Your task: Copy all of the material exactly. Pictures are not to appear in the copy.

Supplied data:
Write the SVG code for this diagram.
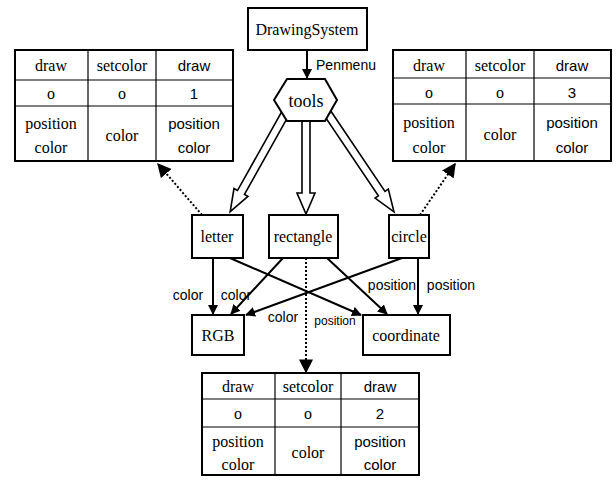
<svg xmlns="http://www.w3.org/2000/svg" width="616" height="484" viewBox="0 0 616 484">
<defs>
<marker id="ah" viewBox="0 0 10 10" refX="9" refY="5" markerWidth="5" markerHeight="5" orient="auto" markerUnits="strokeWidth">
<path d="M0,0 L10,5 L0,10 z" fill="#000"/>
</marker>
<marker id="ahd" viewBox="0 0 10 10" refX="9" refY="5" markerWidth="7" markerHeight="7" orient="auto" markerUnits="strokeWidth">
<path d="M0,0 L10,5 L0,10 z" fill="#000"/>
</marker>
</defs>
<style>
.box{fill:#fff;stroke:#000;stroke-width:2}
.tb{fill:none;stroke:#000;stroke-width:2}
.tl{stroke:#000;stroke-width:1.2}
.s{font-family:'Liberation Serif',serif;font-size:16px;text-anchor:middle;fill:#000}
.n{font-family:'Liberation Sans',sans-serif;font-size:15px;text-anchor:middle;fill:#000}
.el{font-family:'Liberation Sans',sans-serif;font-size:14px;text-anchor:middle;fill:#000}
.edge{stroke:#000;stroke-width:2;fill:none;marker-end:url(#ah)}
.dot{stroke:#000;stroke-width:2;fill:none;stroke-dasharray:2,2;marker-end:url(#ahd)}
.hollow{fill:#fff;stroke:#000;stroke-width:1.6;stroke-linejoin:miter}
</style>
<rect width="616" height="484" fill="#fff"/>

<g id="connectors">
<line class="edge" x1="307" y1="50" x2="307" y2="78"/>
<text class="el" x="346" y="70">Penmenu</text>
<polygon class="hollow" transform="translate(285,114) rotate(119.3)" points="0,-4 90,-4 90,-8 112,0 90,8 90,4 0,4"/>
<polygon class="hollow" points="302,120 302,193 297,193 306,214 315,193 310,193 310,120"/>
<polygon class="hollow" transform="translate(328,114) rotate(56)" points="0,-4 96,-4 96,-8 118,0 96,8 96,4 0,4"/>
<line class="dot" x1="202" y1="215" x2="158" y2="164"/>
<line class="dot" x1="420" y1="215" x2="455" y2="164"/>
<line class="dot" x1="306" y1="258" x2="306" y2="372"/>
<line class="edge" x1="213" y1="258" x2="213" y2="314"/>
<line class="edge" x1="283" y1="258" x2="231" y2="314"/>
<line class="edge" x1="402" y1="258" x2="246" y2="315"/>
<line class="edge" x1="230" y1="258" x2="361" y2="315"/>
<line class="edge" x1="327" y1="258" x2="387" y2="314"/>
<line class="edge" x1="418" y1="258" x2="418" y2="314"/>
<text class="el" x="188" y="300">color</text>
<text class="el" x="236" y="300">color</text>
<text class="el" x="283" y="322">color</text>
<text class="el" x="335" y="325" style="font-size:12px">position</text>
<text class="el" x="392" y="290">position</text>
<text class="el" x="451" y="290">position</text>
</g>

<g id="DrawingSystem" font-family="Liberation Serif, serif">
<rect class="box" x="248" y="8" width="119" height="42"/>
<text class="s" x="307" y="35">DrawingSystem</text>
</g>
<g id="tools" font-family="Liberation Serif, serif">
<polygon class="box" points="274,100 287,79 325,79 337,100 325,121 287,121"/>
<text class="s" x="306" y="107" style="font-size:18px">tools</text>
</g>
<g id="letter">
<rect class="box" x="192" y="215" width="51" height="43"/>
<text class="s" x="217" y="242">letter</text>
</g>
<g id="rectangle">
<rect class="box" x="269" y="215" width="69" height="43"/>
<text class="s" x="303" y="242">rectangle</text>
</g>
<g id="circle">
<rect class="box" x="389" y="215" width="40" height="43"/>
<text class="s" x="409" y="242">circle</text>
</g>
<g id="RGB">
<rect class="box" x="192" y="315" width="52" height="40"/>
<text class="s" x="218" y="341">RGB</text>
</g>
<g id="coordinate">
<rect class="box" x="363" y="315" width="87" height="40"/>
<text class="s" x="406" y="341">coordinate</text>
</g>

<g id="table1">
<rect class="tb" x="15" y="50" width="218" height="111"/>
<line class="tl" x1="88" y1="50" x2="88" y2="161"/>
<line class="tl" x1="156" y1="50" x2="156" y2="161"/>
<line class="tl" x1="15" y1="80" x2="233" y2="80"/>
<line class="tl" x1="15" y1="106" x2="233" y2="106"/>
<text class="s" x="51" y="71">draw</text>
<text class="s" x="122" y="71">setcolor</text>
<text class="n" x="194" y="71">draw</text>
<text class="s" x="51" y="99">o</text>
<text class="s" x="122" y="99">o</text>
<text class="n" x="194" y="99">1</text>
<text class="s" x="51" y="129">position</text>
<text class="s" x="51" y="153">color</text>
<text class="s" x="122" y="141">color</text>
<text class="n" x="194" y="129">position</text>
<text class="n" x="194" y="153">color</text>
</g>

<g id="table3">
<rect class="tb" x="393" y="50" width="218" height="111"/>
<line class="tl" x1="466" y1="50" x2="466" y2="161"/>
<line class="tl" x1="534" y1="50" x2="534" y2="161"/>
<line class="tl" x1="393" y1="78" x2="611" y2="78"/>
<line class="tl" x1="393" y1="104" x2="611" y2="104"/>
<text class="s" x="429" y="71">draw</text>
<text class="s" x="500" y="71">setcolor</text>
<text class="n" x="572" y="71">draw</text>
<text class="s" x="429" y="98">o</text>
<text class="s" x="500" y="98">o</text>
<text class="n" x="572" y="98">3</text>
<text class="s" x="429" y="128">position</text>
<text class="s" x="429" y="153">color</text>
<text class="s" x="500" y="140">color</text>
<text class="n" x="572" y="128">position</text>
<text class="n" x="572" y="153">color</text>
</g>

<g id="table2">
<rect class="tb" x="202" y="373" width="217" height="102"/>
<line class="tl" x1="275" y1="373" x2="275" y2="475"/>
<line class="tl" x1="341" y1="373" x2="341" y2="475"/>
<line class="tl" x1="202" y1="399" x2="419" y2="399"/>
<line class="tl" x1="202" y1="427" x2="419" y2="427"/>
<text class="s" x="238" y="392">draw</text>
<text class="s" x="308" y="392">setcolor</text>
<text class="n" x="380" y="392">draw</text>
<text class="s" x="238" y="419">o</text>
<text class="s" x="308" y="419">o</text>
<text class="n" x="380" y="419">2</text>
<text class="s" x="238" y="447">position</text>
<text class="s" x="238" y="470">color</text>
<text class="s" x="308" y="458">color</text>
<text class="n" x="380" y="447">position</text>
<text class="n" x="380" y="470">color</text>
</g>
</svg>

Full solution:
Write the SVG code for this diagram.
<svg xmlns="http://www.w3.org/2000/svg" width="616" height="484" viewBox="0 0 616 484">
<defs>
<marker id="ah" viewBox="0 0 10 10" refX="9" refY="5" markerWidth="5" markerHeight="5" orient="auto" markerUnits="strokeWidth">
<path d="M0,0 L10,5 L0,10 z" fill="#000"/>
</marker>
<marker id="ahd" viewBox="0 0 10 10" refX="9" refY="5" markerWidth="7" markerHeight="7" orient="auto" markerUnits="strokeWidth">
<path d="M0,0 L10,5 L0,10 z" fill="#000"/>
</marker>
</defs>
<style>
.box{fill:#fff;stroke:#000;stroke-width:2}
.tb{fill:none;stroke:#000;stroke-width:2}
.tl{stroke:#000;stroke-width:1.2}
.s{font-family:'Liberation Serif',serif;font-size:16px;text-anchor:middle;fill:#000}
.n{font-family:'Liberation Sans',sans-serif;font-size:15px;text-anchor:middle;fill:#000}
.el{font-family:'Liberation Sans',sans-serif;font-size:14px;text-anchor:middle;fill:#000}
.edge{stroke:#000;stroke-width:2;fill:none;marker-end:url(#ah)}
.dot{stroke:#000;stroke-width:2;fill:none;stroke-dasharray:2,2;marker-end:url(#ahd)}
.hollow{fill:#fff;stroke:#000;stroke-width:1.6;stroke-linejoin:miter}
</style>
<rect width="616" height="484" fill="#fff"/>

<g id="connectors">
<line class="edge" x1="307" y1="50" x2="307" y2="78"/>
<text class="el" x="346" y="70">Penmenu</text>
<polygon class="hollow" transform="translate(285,114) rotate(119.3)" points="0,-4 90,-4 90,-8 112,0 90,8 90,4 0,4"/>
<polygon class="hollow" points="302,120 302,193 297,193 306,214 315,193 310,193 310,120"/>
<polygon class="hollow" transform="translate(328,114) rotate(56)" points="0,-4 96,-4 96,-8 118,0 96,8 96,4 0,4"/>
<line class="dot" x1="202" y1="215" x2="158" y2="164"/>
<line class="dot" x1="420" y1="215" x2="455" y2="164"/>
<line class="dot" x1="306" y1="258" x2="306" y2="372"/>
<line class="edge" x1="213" y1="258" x2="213" y2="314"/>
<line class="edge" x1="283" y1="258" x2="231" y2="314"/>
<line class="edge" x1="402" y1="258" x2="246" y2="315"/>
<line class="edge" x1="230" y1="258" x2="361" y2="315"/>
<line class="edge" x1="327" y1="258" x2="387" y2="314"/>
<line class="edge" x1="418" y1="258" x2="418" y2="314"/>
<text class="el" x="188" y="300">color</text>
<text class="el" x="236" y="300">color</text>
<text class="el" x="283" y="322">color</text>
<text class="el" x="335" y="325" style="font-size:12px">position</text>
<text class="el" x="392" y="290">position</text>
<text class="el" x="451" y="290">position</text>
</g>

<g id="DrawingSystem" font-family="Liberation Serif, serif">
<rect class="box" x="248" y="8" width="119" height="42"/>
<text class="s" x="307" y="35">DrawingSystem</text>
</g>
<g id="tools" font-family="Liberation Serif, serif">
<polygon class="box" points="274,100 287,79 325,79 337,100 325,121 287,121"/>
<text class="s" x="306" y="107" style="font-size:18px">tools</text>
</g>
<g id="letter">
<rect class="box" x="192" y="215" width="51" height="43"/>
<text class="s" x="217" y="242">letter</text>
</g>
<g id="rectangle">
<rect class="box" x="269" y="215" width="69" height="43"/>
<text class="s" x="303" y="242">rectangle</text>
</g>
<g id="circle">
<rect class="box" x="389" y="215" width="40" height="43"/>
<text class="s" x="409" y="242">circle</text>
</g>
<g id="RGB">
<rect class="box" x="192" y="315" width="52" height="40"/>
<text class="s" x="218" y="341">RGB</text>
</g>
<g id="coordinate">
<rect class="box" x="363" y="315" width="87" height="40"/>
<text class="s" x="406" y="341">coordinate</text>
</g>

<g id="table1">
<rect class="tb" x="15" y="50" width="218" height="111"/>
<line class="tl" x1="88" y1="50" x2="88" y2="161"/>
<line class="tl" x1="156" y1="50" x2="156" y2="161"/>
<line class="tl" x1="15" y1="80" x2="233" y2="80"/>
<line class="tl" x1="15" y1="106" x2="233" y2="106"/>
<text class="s" x="51" y="71">draw</text>
<text class="s" x="122" y="71">setcolor</text>
<text class="n" x="194" y="71">draw</text>
<text class="s" x="51" y="99">o</text>
<text class="s" x="122" y="99">o</text>
<text class="n" x="194" y="99">1</text>
<text class="s" x="51" y="129">position</text>
<text class="s" x="51" y="153">color</text>
<text class="s" x="122" y="141">color</text>
<text class="n" x="194" y="129">position</text>
<text class="n" x="194" y="153">color</text>
</g>

<g id="table3">
<rect class="tb" x="393" y="50" width="218" height="111"/>
<line class="tl" x1="466" y1="50" x2="466" y2="161"/>
<line class="tl" x1="534" y1="50" x2="534" y2="161"/>
<line class="tl" x1="393" y1="78" x2="611" y2="78"/>
<line class="tl" x1="393" y1="104" x2="611" y2="104"/>
<text class="s" x="429" y="71">draw</text>
<text class="s" x="500" y="71">setcolor</text>
<text class="n" x="572" y="71">draw</text>
<text class="s" x="429" y="98">o</text>
<text class="s" x="500" y="98">o</text>
<text class="n" x="572" y="98">3</text>
<text class="s" x="429" y="128">position</text>
<text class="s" x="429" y="153">color</text>
<text class="s" x="500" y="140">color</text>
<text class="n" x="572" y="128">position</text>
<text class="n" x="572" y="153">color</text>
</g>

<g id="table2">
<rect class="tb" x="202" y="373" width="217" height="102"/>
<line class="tl" x1="275" y1="373" x2="275" y2="475"/>
<line class="tl" x1="341" y1="373" x2="341" y2="475"/>
<line class="tl" x1="202" y1="399" x2="419" y2="399"/>
<line class="tl" x1="202" y1="427" x2="419" y2="427"/>
<text class="s" x="238" y="392">draw</text>
<text class="s" x="308" y="392">setcolor</text>
<text class="n" x="380" y="392">draw</text>
<text class="s" x="238" y="419">o</text>
<text class="s" x="308" y="419">o</text>
<text class="n" x="380" y="419">2</text>
<text class="s" x="238" y="447">position</text>
<text class="s" x="238" y="470">color</text>
<text class="s" x="308" y="458">color</text>
<text class="n" x="380" y="447">position</text>
<text class="n" x="380" y="470">color</text>
</g>
</svg>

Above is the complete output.